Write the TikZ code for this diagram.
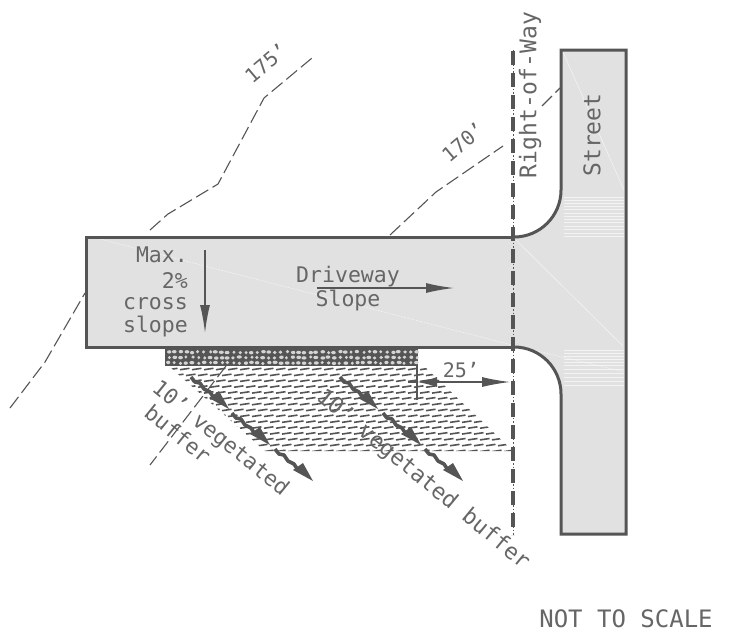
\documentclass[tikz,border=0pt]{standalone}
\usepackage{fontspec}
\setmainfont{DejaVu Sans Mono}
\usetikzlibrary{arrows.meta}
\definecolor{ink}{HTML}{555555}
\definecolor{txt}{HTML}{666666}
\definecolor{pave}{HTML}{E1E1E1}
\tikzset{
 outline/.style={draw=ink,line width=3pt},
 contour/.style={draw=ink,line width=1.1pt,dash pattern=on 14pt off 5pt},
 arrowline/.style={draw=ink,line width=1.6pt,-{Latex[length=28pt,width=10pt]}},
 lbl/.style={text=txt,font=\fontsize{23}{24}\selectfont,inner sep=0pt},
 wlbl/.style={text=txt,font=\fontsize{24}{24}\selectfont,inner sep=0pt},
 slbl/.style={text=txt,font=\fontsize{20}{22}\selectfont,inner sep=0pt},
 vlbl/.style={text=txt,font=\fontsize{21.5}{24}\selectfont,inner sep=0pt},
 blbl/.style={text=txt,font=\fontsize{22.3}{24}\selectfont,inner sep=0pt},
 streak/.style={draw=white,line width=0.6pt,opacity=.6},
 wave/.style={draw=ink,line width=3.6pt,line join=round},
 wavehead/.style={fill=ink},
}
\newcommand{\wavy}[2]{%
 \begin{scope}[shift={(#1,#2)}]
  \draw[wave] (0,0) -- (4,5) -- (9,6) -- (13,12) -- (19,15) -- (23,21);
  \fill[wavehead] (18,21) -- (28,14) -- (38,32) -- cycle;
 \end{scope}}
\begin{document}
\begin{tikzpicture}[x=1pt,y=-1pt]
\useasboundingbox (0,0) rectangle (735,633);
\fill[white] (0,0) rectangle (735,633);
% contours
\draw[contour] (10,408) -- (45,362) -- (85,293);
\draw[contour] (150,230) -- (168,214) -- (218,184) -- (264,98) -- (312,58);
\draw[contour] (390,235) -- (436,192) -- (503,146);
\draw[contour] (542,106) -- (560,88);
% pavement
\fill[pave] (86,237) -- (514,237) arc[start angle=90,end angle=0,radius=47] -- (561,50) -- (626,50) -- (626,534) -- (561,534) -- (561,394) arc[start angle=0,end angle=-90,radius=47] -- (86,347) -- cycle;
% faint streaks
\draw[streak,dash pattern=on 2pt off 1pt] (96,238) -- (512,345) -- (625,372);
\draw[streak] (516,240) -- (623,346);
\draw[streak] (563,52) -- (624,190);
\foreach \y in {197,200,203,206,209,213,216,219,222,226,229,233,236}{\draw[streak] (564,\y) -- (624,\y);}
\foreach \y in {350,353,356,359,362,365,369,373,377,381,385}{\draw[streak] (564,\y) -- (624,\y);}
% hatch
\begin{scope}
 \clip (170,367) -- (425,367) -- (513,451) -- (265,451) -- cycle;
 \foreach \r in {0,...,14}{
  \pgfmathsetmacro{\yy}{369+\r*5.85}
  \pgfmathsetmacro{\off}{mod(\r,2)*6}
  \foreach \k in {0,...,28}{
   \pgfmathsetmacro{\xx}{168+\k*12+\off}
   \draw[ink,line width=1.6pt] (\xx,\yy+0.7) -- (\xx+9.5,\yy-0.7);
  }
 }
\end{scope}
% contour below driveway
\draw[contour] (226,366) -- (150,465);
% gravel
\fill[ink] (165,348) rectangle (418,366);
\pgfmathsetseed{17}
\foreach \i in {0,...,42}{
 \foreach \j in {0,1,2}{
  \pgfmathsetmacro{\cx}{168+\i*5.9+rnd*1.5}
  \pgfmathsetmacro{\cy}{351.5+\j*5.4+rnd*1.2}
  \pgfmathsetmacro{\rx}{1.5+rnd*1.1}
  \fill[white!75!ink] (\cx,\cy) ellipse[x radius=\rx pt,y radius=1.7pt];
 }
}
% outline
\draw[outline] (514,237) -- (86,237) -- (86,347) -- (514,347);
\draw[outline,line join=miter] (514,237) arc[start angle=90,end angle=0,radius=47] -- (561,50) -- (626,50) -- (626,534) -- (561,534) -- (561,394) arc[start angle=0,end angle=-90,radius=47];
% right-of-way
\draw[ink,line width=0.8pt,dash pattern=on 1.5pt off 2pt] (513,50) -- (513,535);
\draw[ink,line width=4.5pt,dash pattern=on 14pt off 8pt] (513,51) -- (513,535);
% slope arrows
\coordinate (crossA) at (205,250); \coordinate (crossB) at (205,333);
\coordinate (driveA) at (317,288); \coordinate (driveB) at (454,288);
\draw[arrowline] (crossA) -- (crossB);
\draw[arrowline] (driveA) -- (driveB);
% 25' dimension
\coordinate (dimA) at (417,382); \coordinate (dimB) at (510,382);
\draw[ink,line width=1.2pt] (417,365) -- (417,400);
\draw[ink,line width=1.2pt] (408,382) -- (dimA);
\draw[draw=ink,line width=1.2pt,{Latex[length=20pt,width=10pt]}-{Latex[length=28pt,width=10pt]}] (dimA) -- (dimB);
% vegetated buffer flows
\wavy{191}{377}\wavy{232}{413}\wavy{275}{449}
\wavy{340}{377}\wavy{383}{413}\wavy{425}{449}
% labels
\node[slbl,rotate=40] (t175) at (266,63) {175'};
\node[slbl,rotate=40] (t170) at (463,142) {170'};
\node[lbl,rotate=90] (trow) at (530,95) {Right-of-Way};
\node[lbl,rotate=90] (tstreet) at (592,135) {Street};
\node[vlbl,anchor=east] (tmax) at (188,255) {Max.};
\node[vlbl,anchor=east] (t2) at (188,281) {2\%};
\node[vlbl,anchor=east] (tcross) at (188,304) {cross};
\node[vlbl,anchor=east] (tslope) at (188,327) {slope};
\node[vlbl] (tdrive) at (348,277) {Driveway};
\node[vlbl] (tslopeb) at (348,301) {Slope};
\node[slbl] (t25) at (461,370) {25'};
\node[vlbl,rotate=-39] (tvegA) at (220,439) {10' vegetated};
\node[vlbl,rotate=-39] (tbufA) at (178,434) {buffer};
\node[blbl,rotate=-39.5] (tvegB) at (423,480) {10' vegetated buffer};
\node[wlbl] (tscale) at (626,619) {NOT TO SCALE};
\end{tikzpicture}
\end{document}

▸ **EXERCISE**
Repeat the data exactly in full, omitting its pictures.

▸ **EXPECTED ANSWER**
Write the TikZ code for this diagram.
\documentclass[tikz,border=0pt]{standalone}
\usepackage{fontspec}
\setmainfont{DejaVu Sans Mono}
\usetikzlibrary{arrows.meta}
\definecolor{ink}{HTML}{555555}
\definecolor{txt}{HTML}{666666}
\definecolor{pave}{HTML}{E1E1E1}
\tikzset{
 outline/.style={draw=ink,line width=3pt},
 contour/.style={draw=ink,line width=1.1pt,dash pattern=on 14pt off 5pt},
 arrowline/.style={draw=ink,line width=1.6pt,-{Latex[length=28pt,width=10pt]}},
 lbl/.style={text=txt,font=\fontsize{23}{24}\selectfont,inner sep=0pt},
 wlbl/.style={text=txt,font=\fontsize{24}{24}\selectfont,inner sep=0pt},
 slbl/.style={text=txt,font=\fontsize{20}{22}\selectfont,inner sep=0pt},
 vlbl/.style={text=txt,font=\fontsize{21.5}{24}\selectfont,inner sep=0pt},
 blbl/.style={text=txt,font=\fontsize{22.3}{24}\selectfont,inner sep=0pt},
 streak/.style={draw=white,line width=0.6pt,opacity=.6},
 wave/.style={draw=ink,line width=3.6pt,line join=round},
 wavehead/.style={fill=ink},
}
\newcommand{\wavy}[2]{%
 \begin{scope}[shift={(#1,#2)}]
  \draw[wave] (0,0) -- (4,5) -- (9,6) -- (13,12) -- (19,15) -- (23,21);
  \fill[wavehead] (18,21) -- (28,14) -- (38,32) -- cycle;
 \end{scope}}
\begin{document}
\begin{tikzpicture}[x=1pt,y=-1pt]
\useasboundingbox (0,0) rectangle (735,633);
\fill[white] (0,0) rectangle (735,633);
% contours
\draw[contour] (10,408) -- (45,362) -- (85,293);
\draw[contour] (150,230) -- (168,214) -- (218,184) -- (264,98) -- (312,58);
\draw[contour] (390,235) -- (436,192) -- (503,146);
\draw[contour] (542,106) -- (560,88);
% pavement
\fill[pave] (86,237) -- (514,237) arc[start angle=90,end angle=0,radius=47] -- (561,50) -- (626,50) -- (626,534) -- (561,534) -- (561,394) arc[start angle=0,end angle=-90,radius=47] -- (86,347) -- cycle;
% faint streaks
\draw[streak,dash pattern=on 2pt off 1pt] (96,238) -- (512,345) -- (625,372);
\draw[streak] (516,240) -- (623,346);
\draw[streak] (563,52) -- (624,190);
\foreach \y in {197,200,203,206,209,213,216,219,222,226,229,233,236}{\draw[streak] (564,\y) -- (624,\y);}
\foreach \y in {350,353,356,359,362,365,369,373,377,381,385}{\draw[streak] (564,\y) -- (624,\y);}
% hatch
\begin{scope}
 \clip (170,367) -- (425,367) -- (513,451) -- (265,451) -- cycle;
 \foreach \r in {0,...,14}{
  \pgfmathsetmacro{\yy}{369+\r*5.85}
  \pgfmathsetmacro{\off}{mod(\r,2)*6}
  \foreach \k in {0,...,28}{
   \pgfmathsetmacro{\xx}{168+\k*12+\off}
   \draw[ink,line width=1.6pt] (\xx,\yy+0.7) -- (\xx+9.5,\yy-0.7);
  }
 }
\end{scope}
% contour below driveway
\draw[contour] (226,366) -- (150,465);
% gravel
\fill[ink] (165,348) rectangle (418,366);
\pgfmathsetseed{17}
\foreach \i in {0,...,42}{
 \foreach \j in {0,1,2}{
  \pgfmathsetmacro{\cx}{168+\i*5.9+rnd*1.5}
  \pgfmathsetmacro{\cy}{351.5+\j*5.4+rnd*1.2}
  \pgfmathsetmacro{\rx}{1.5+rnd*1.1}
  \fill[white!75!ink] (\cx,\cy) ellipse[x radius=\rx pt,y radius=1.7pt];
 }
}
% outline
\draw[outline] (514,237) -- (86,237) -- (86,347) -- (514,347);
\draw[outline,line join=miter] (514,237) arc[start angle=90,end angle=0,radius=47] -- (561,50) -- (626,50) -- (626,534) -- (561,534) -- (561,394) arc[start angle=0,end angle=-90,radius=47];
% right-of-way
\draw[ink,line width=0.8pt,dash pattern=on 1.5pt off 2pt] (513,50) -- (513,535);
\draw[ink,line width=4.5pt,dash pattern=on 14pt off 8pt] (513,51) -- (513,535);
% slope arrows
\coordinate (crossA) at (205,250); \coordinate (crossB) at (205,333);
\coordinate (driveA) at (317,288); \coordinate (driveB) at (454,288);
\draw[arrowline] (crossA) -- (crossB);
\draw[arrowline] (driveA) -- (driveB);
% 25' dimension
\coordinate (dimA) at (417,382); \coordinate (dimB) at (510,382);
\draw[ink,line width=1.2pt] (417,365) -- (417,400);
\draw[ink,line width=1.2pt] (408,382) -- (dimA);
\draw[draw=ink,line width=1.2pt,{Latex[length=20pt,width=10pt]}-{Latex[length=28pt,width=10pt]}] (dimA) -- (dimB);
% vegetated buffer flows
\wavy{191}{377}\wavy{232}{413}\wavy{275}{449}
\wavy{340}{377}\wavy{383}{413}\wavy{425}{449}
% labels
\node[slbl,rotate=40] (t175) at (266,63) {175'};
\node[slbl,rotate=40] (t170) at (463,142) {170'};
\node[lbl,rotate=90] (trow) at (530,95) {Right-of-Way};
\node[lbl,rotate=90] (tstreet) at (592,135) {Street};
\node[vlbl,anchor=east] (tmax) at (188,255) {Max.};
\node[vlbl,anchor=east] (t2) at (188,281) {2\%};
\node[vlbl,anchor=east] (tcross) at (188,304) {cross};
\node[vlbl,anchor=east] (tslope) at (188,327) {slope};
\node[vlbl] (tdrive) at (348,277) {Driveway};
\node[vlbl] (tslopeb) at (348,301) {Slope};
\node[slbl] (t25) at (461,370) {25'};
\node[vlbl,rotate=-39] (tvegA) at (220,439) {10' vegetated};
\node[vlbl,rotate=-39] (tbufA) at (178,434) {buffer};
\node[blbl,rotate=-39.5] (tvegB) at (423,480) {10' vegetated buffer};
\node[wlbl] (tscale) at (626,619) {NOT TO SCALE};
\end{tikzpicture}
\end{document}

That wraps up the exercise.